[Source code of charts]
☆ ☆ ☆ ☆ ☆ ☆ ☆

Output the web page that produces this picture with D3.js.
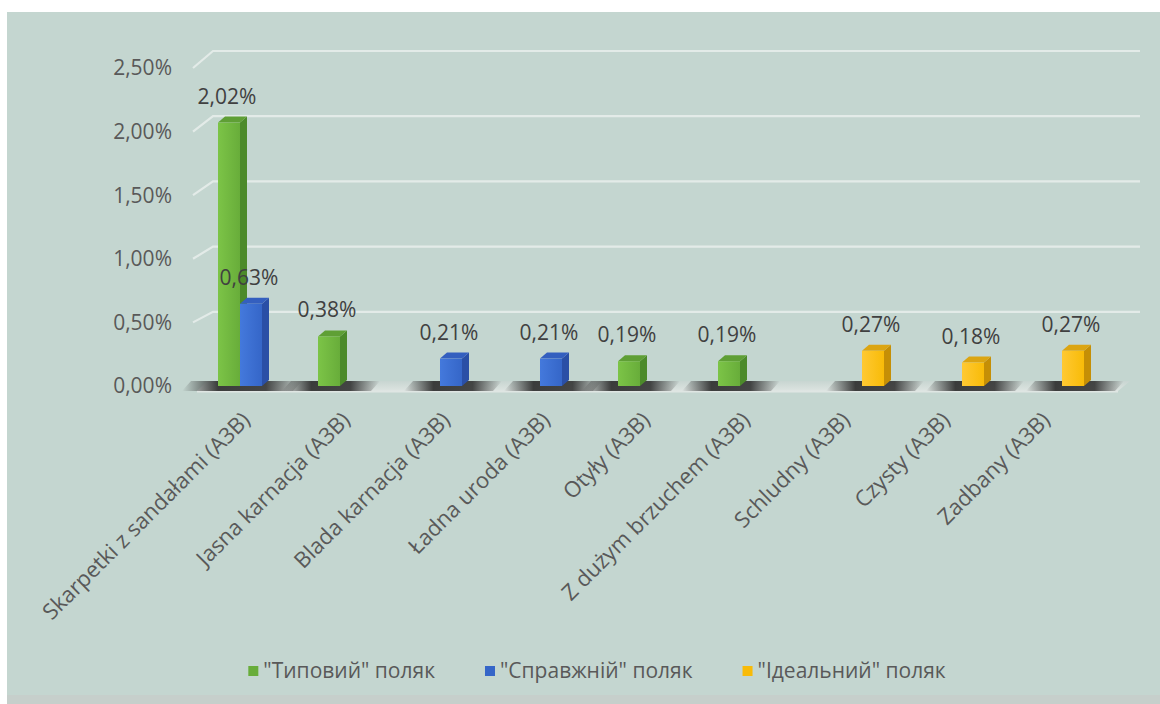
<!DOCTYPE html>
<html>
<head>
<meta charset="utf-8">
<script src="https://cdn.jsdelivr.net/npm/d3@7"></script>
<style>
  html, body { margin: 0; padding: 0; background: #ffffff; }
  svg { display: block; }
  text { font-family: "Open Sans", "Noto Sans", sans-serif; }
</style>
</head>
<body>
<svg id="chart" width="1160" height="704"></svg>
<script>
// Categories (x axis)
const categories = [
  "Skarpetki z sandałami (A3B)",
  "Jasna karnacja (A3B)",
  "Blada karnacja (A3B)",
  "Ładna uroda (A3B)",
  "Otyły (A3B)",
  "Z dużym brzuchem (A3B)",
  "Schludny (A3B)",
  "Czysty (A3B)",
  "Zadbany (A3B)"
];

// Series names (legend)
const seriesNames = ['"Типовий" поляк', '"Справжній" поляк', '"Ідеальний" поляк'];

// Series values, in percent (null = no bar)
const typowy    = [2.02, 0.38, null, null, 0.19, 0.19, null, null, null];
const prawdziwy = [0.63, null, 0.21, 0.21, null, null, null, null, null];
const idealny   = [null, null, null, null, null, null, 0.27, 0.18, 0.27];

// Value axis ticks
const yTicks = [0, 0.5, 1, 1.5, 2, 2.5];

const seriesValues = [typowy, prawdziwy, idealny];
const palette = [
  { front: ["#7cc447", "#68ad3a"], side: "#4c8a2a", top: "#5f9f35" },
  { front: ["#4479dc", "#3566c8"], side: "#2a4fa6", top: "#345fbf" },
  { front: ["#ffc933", "#f8bb08"], side: "#c58f06", top: "#dca512" }
];

const svg = d3.select("#chart");
const defs = svg.append("defs");

// chart background
svg.append("rect")
  .attr("x", 7).attr("y", 12).attr("width", 1153).attr("height", 683)
  .attr("fill", "#c4d6d0");
svg.append("rect")
  .attr("x", 7).attr("y", 695).attr("width", 1153).attr("height", 9)
  .attr("fill", "#c6cfcb");

// scales
const x = d3.scaleBand().domain(categories).range([200, 1100]).padding(0);
const xs = d3.scaleBand().domain(d3.range(3)).range([18, 84]).padding(0);
const y = d3.scaleLinear().domain([0, 2.5]).range([386, 60]);       // bars / back wall
const yAxis = d3.scaleLinear().domain([0, 2.5]).range([386, 68]);   // front axis labels

const depthX = 7, depthY = -6;     // bar depth
const wallX = 20, wallDy = -9;     // back wall offset
const frontLeft = 193, gridRight = 1140;

const fmt = v => d3.format(".2f")(v).replace(".", ",") + "%";

// back-wall gridlines with a slanted side-wall segment
const grid = svg.append("g").attr("class", "grid");
grid.selectAll("path")
  .data(yTicks.filter(t => t > 0))
  .join("path")
  .attr("d", t => `M${frontLeft},${yAxis(t)} L${frontLeft + wallX},${y(t) + wallDy} L${gridRight},${y(t) + wallDy}`)
  .attr("fill", "none")
  .attr("stroke", "#e3ebe8")
  .attr("stroke-width", 2.2);

// floor
const floorGrad = defs.append("linearGradient").attr("id", "floor")
  .attr("x1", 0).attr("x2", 0).attr("y1", 0).attr("y2", 1);
floorGrad.append("stop").attr("offset", 0).attr("stop-color", "#c8d5d1");
floorGrad.append("stop").attr("offset", 1).attr("stop-color", "#dde4e1");
svg.append("path")
  .attr("d", `M${frontLeft + 4},${391} L${frontLeft + wallX - 6},${y(0) + wallDy + 4} L${gridRight - 10},${y(0) + wallDy + 4} L${gridRight - 22},${391} Z`)
  .attr("fill", "url(#floor)");
svg.append("line")
  .attr("x1", frontLeft + 4).attr("x2", gridRight - 22)
  .attr("y1", 391.5).attr("y2", 391.5)
  .attr("stroke", "#dfe6e3").attr("stroke-width", 2);

// floor shadows under each category's bars
const shadowGrad = defs.append("linearGradient").attr("id", "shadow");
[[0, 0], [0.3, 0.9], [0.7, 0.85], [1, 0]].forEach(([o, a]) =>
  shadowGrad.append("stop").attr("offset", o).attr("stop-color", "#2a2a2a").attr("stop-opacity", a));

const clusters = categories.map((c, i) => {
  const idx = d3.range(3).filter(s => seriesValues[s][i] != null);
  return { c, x0: x(c) + xs(d3.min(idx)), x1: x(c) + xs(d3.max(idx)) + xs.bandwidth() };
});
svg.append("g").selectAll("path")
  .data(clusters)
  .join("path")
  .attr("d", d => `M${d.x0 - 36},391 L${d.x0 - 27},381 L${d.x1 + 40},381 L${d.x1 + 31},391 Z`)
  .attr("fill", "url(#shadow)");

// front-face gradients
palette.forEach((p, s) => {
  const g = defs.append("linearGradient").attr("id", "front" + s);
  g.append("stop").attr("offset", 0).attr("stop-color", p.front[0]);
  g.append("stop").attr("offset", 1).attr("stop-color", p.front[1]);
});

// 3D bars
const bars = [];
seriesValues.forEach((vals, s) => vals.forEach((v, i) => {
  if (v != null) bars.push({ s, v, c: categories[i] });
}));

const barG = svg.append("g").selectAll("g")
  .data(bars)
  .join("g");
const bw = xs.bandwidth();
barG.append("path")   // side
  .attr("d", d => {
    const x1 = x(d.c) + xs(d.s) + bw, yt = y(d.v), yb = y(0);
    return `M${x1},${yt} L${x1 + depthX},${yt + depthY} L${x1 + depthX},${yb + depthY} L${x1},${yb} Z`;
  })
  .attr("fill", d => palette[d.s].side);
barG.append("path")   // top
  .attr("d", d => {
    const x0 = x(d.c) + xs(d.s), yt = y(d.v);
    return `M${x0},${yt} L${x0 + depthX},${yt + depthY} L${x0 + bw + depthX},${yt + depthY} L${x0 + bw},${yt} Z`;
  })
  .attr("fill", d => palette[d.s].top);
barG.append("rect")   // front
  .attr("x", d => x(d.c) + xs(d.s))
  .attr("y", d => y(d.v))
  .attr("width", bw)
  .attr("height", d => y(0) - y(d.v))
  .attr("fill", d => `url(#front${d.s})`);

// value labels
svg.append("g").selectAll("text")
  .data(bars)
  .join("text")
  .attr("x", d => x(d.c) + xs(d.s) + bw / 2 - 2)
  .attr("y", d => y(d.v) + depthY - 13)
  .attr("text-anchor", "middle")
  .attr("font-size", 21)
  .attr("fill", "#404040")
  .text(d => fmt(d.v));

// value axis labels
svg.append("g").selectAll("text")
  .data(yTicks)
  .join("text")
  .attr("x", 172)
  .attr("y", t => yAxis(t))
  .attr("dy", "0.35em")
  .attr("text-anchor", "end")
  .attr("font-size", 21)
  .attr("fill", "#595959")
  .text(t => fmt(t));

// category labels, rotated
svg.append("g").selectAll("text")
  .data(categories)
  .join("text")
  .attr("transform", c => `translate(${x(c) + 46},${416}) rotate(-45)`)
  .attr("dy", "0.35em")
  .attr("text-anchor", "end")
  .attr("font-size", 22)
  .attr("fill", "#595959")
  .text(c => c);

// legend
const legend = svg.append("g");
const items = legend.selectAll("g")
  .data(seriesNames)
  .join("g");
items.append("rect")
  .attr("width", 10).attr("height", 10)
  .attr("y", -5)
  .attr("fill", (d, i) => palette[i].front[1]);
items.append("text")
  .attr("x", 15)
  .attr("dy", "0.35em")
  .attr("font-size", 21)
  .attr("fill", "#595959")
  .text(d => d);
const widths = items.nodes().map(n => d3.select(n).select("text").node().getComputedTextLength() + 15);
const gap = 50;
const total = d3.sum(widths) + gap * (widths.length - 1);
let cursor = 597 - total / 2;
items.attr("transform", (d, i) => {
  const t = `translate(${cursor},671)`;
  cursor += widths[i] + gap;
  return t;
});
</script>
</body>
</html>
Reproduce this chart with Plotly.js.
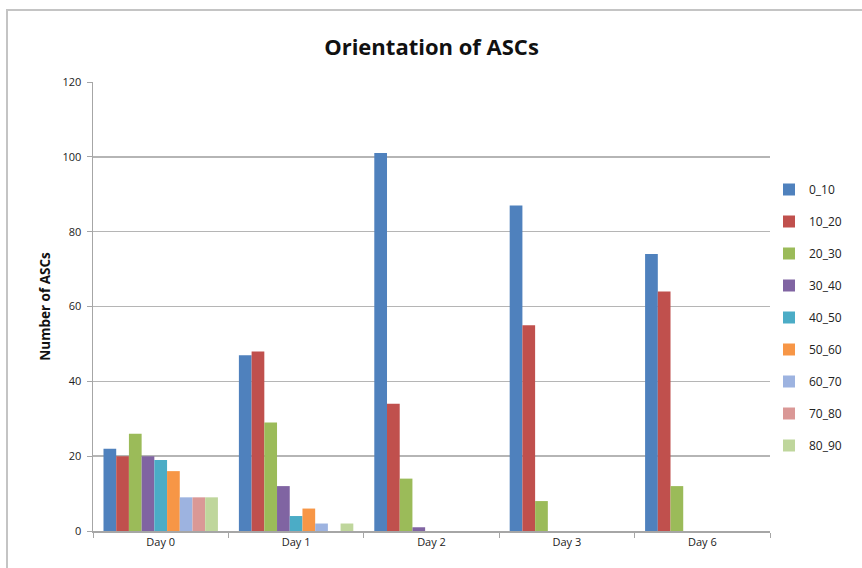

☆ ☆ ☆ ☆ ☆ ☆ ☆

Given task: Without the pictures, return the entries exactly as they appear.

The reply:
Output the web page that produces this picture with D3.js.
<!DOCTYPE html>
<html>
<head>
<meta charset="utf-8">
<script src="https://cdn.jsdelivr.net/npm/d3@7"></script>
<style>
  html, body { margin: 0; padding: 0; background: #ffffff; }
  svg { display: block; }
  text { font-family: "Open Sans", "Noto Sans", sans-serif; }
</style>
</head>
<body>
<svg id="chart" width="1160" height="704"></svg>
<script>
// Categories (x axis)
const categories = [
  "Skarpetki z sandałami (A3B)",
  "Jasna karnacja (A3B)",
  "Blada karnacja (A3B)",
  "Ładna uroda (A3B)",
  "Otyły (A3B)",
  "Z dużym brzuchem (A3B)",
  "Schludny (A3B)",
  "Czysty (A3B)",
  "Zadbany (A3B)"
];

// Series names (legend)
const seriesNames = ['"Типовий" поляк', '"Справжній" поляк', '"Ідеальний" поляк'];

// Series values, in percent (null = no bar)
const typowy    = [2.02, 0.38, null, null, 0.19, 0.19, null, null, null];
const prawdziwy = [0.63, null, 0.21, 0.21, null, null, null, null, null];
const idealny   = [null, null, null, null, null, null, 0.27, 0.18, 0.27];

// Value axis ticks
const yTicks = [0, 0.5, 1, 1.5, 2, 2.5];

const seriesValues = [typowy, prawdziwy, idealny];
const palette = [
  { front: ["#7cc447", "#68ad3a"], side: "#4c8a2a", top: "#5f9f35" },
  { front: ["#4479dc", "#3566c8"], side: "#2a4fa6", top: "#345fbf" },
  { front: ["#ffc933", "#f8bb08"], side: "#c58f06", top: "#dca512" }
];

const svg = d3.select("#chart");
const defs = svg.append("defs");

// chart background
svg.append("rect")
  .attr("x", 7).attr("y", 12).attr("width", 1153).attr("height", 683)
  .attr("fill", "#c4d6d0");
svg.append("rect")
  .attr("x", 7).attr("y", 695).attr("width", 1153).attr("height", 9)
  .attr("fill", "#c6cfcb");

// scales
const x = d3.scaleBand().domain(categories).range([200, 1100]).padding(0);
const xs = d3.scaleBand().domain(d3.range(3)).range([18, 84]).padding(0);
const y = d3.scaleLinear().domain([0, 2.5]).range([386, 60]);       // bars / back wall
const yAxis = d3.scaleLinear().domain([0, 2.5]).range([386, 68]);   // front axis labels

const depthX = 7, depthY = -6;     // bar depth
const wallX = 20, wallDy = -9;     // back wall offset
const frontLeft = 193, gridRight = 1140;

const fmt = v => d3.format(".2f")(v).replace(".", ",") + "%";

// back-wall gridlines with a slanted side-wall segment
const grid = svg.append("g").attr("class", "grid");
grid.selectAll("path")
  .data(yTicks.filter(t => t > 0))
  .join("path")
  .attr("d", t => `M${frontLeft},${yAxis(t)} L${frontLeft + wallX},${y(t) + wallDy} L${gridRight},${y(t) + wallDy}`)
  .attr("fill", "none")
  .attr("stroke", "#e3ebe8")
  .attr("stroke-width", 2.2);

// floor
const floorGrad = defs.append("linearGradient").attr("id", "floor")
  .attr("x1", 0).attr("x2", 0).attr("y1", 0).attr("y2", 1);
floorGrad.append("stop").attr("offset", 0).attr("stop-color", "#c8d5d1");
floorGrad.append("stop").attr("offset", 1).attr("stop-color", "#dde4e1");
svg.append("path")
  .attr("d", `M${frontLeft + 4},${391} L${frontLeft + wallX - 6},${y(0) + wallDy + 4} L${gridRight - 10},${y(0) + wallDy + 4} L${gridRight - 22},${391} Z`)
  .attr("fill", "url(#floor)");
svg.append("line")
  .attr("x1", frontLeft + 4).attr("x2", gridRight - 22)
  .attr("y1", 391.5).attr("y2", 391.5)
  .attr("stroke", "#dfe6e3").attr("stroke-width", 2);

// floor shadows under each category's bars
const shadowGrad = defs.append("linearGradient").attr("id", "shadow");
[[0, 0], [0.3, 0.9], [0.7, 0.85], [1, 0]].forEach(([o, a]) =>
  shadowGrad.append("stop").attr("offset", o).attr("stop-color", "#2a2a2a").attr("stop-opacity", a));

const clusters = categories.map((c, i) => {
  const idx = d3.range(3).filter(s => seriesValues[s][i] != null);
  return { c, x0: x(c) + xs(d3.min(idx)), x1: x(c) + xs(d3.max(idx)) + xs.bandwidth() };
});
svg.append("g").selectAll("path")
  .data(clusters)
  .join("path")
  .attr("d", d => `M${d.x0 - 36},391 L${d.x0 - 27},381 L${d.x1 + 40},381 L${d.x1 + 31},391 Z`)
  .attr("fill", "url(#shadow)");

// front-face gradients
palette.forEach((p, s) => {
  const g = defs.append("linearGradient").attr("id", "front" + s);
  g.append("stop").attr("offset", 0).attr("stop-color", p.front[0]);
  g.append("stop").attr("offset", 1).attr("stop-color", p.front[1]);
});

// 3D bars
const bars = [];
seriesValues.forEach((vals, s) => vals.forEach((v, i) => {
  if (v != null) bars.push({ s, v, c: categories[i] });
}));

const barG = svg.append("g").selectAll("g")
  .data(bars)
  .join("g");
const bw = xs.bandwidth();
barG.append("path")   // side
  .attr("d", d => {
    const x1 = x(d.c) + xs(d.s) + bw, yt = y(d.v), yb = y(0);
    return `M${x1},${yt} L${x1 + depthX},${yt + depthY} L${x1 + depthX},${yb + depthY} L${x1},${yb} Z`;
  })
  .attr("fill", d => palette[d.s].side);
barG.append("path")   // top
  .attr("d", d => {
    const x0 = x(d.c) + xs(d.s), yt = y(d.v);
    return `M${x0},${yt} L${x0 + depthX},${yt + depthY} L${x0 + bw + depthX},${yt + depthY} L${x0 + bw},${yt} Z`;
  })
  .attr("fill", d => palette[d.s].top);
barG.append("rect")   // front
  .attr("x", d => x(d.c) + xs(d.s))
  .attr("y", d => y(d.v))
  .attr("width", bw)
  .attr("height", d => y(0) - y(d.v))
  .attr("fill", d => `url(#front${d.s})`);

// value labels
svg.append("g").selectAll("text")
  .data(bars)
  .join("text")
  .attr("x", d => x(d.c) + xs(d.s) + bw / 2 - 2)
  .attr("y", d => y(d.v) + depthY - 13)
  .attr("text-anchor", "middle")
  .attr("font-size", 21)
  .attr("fill", "#404040")
  .text(d => fmt(d.v));

// value axis labels
svg.append("g").selectAll("text")
  .data(yTicks)
  .join("text")
  .attr("x", 172)
  .attr("y", t => yAxis(t))
  .attr("dy", "0.35em")
  .attr("text-anchor", "end")
  .attr("font-size", 21)
  .attr("fill", "#595959")
  .text(t => fmt(t));

// category labels, rotated
svg.append("g").selectAll("text")
  .data(categories)
  .join("text")
  .attr("transform", c => `translate(${x(c) + 46},${416}) rotate(-45)`)
  .attr("dy", "0.35em")
  .attr("text-anchor", "end")
  .attr("font-size", 22)
  .attr("fill", "#595959")
  .text(c => c);

// legend
const legend = svg.append("g");
const items = legend.selectAll("g")
  .data(seriesNames)
  .join("g");
items.append("rect")
  .attr("width", 10).attr("height", 10)
  .attr("y", -5)
  .attr("fill", (d, i) => palette[i].front[1]);
items.append("text")
  .attr("x", 15)
  .attr("dy", "0.35em")
  .attr("font-size", 21)
  .attr("fill", "#595959")
  .text(d => d);
const widths = items.nodes().map(n => d3.select(n).select("text").node().getComputedTextLength() + 15);
const gap = 50;
const total = d3.sum(widths) + gap * (widths.length - 1);
let cursor = 597 - total / 2;
items.attr("transform", (d, i) => {
  const t = `translate(${cursor},671)`;
  cursor += widths[i] + gap;
  return t;
});
</script>
</body>
</html>
Reproduce this chart with Plotly.js.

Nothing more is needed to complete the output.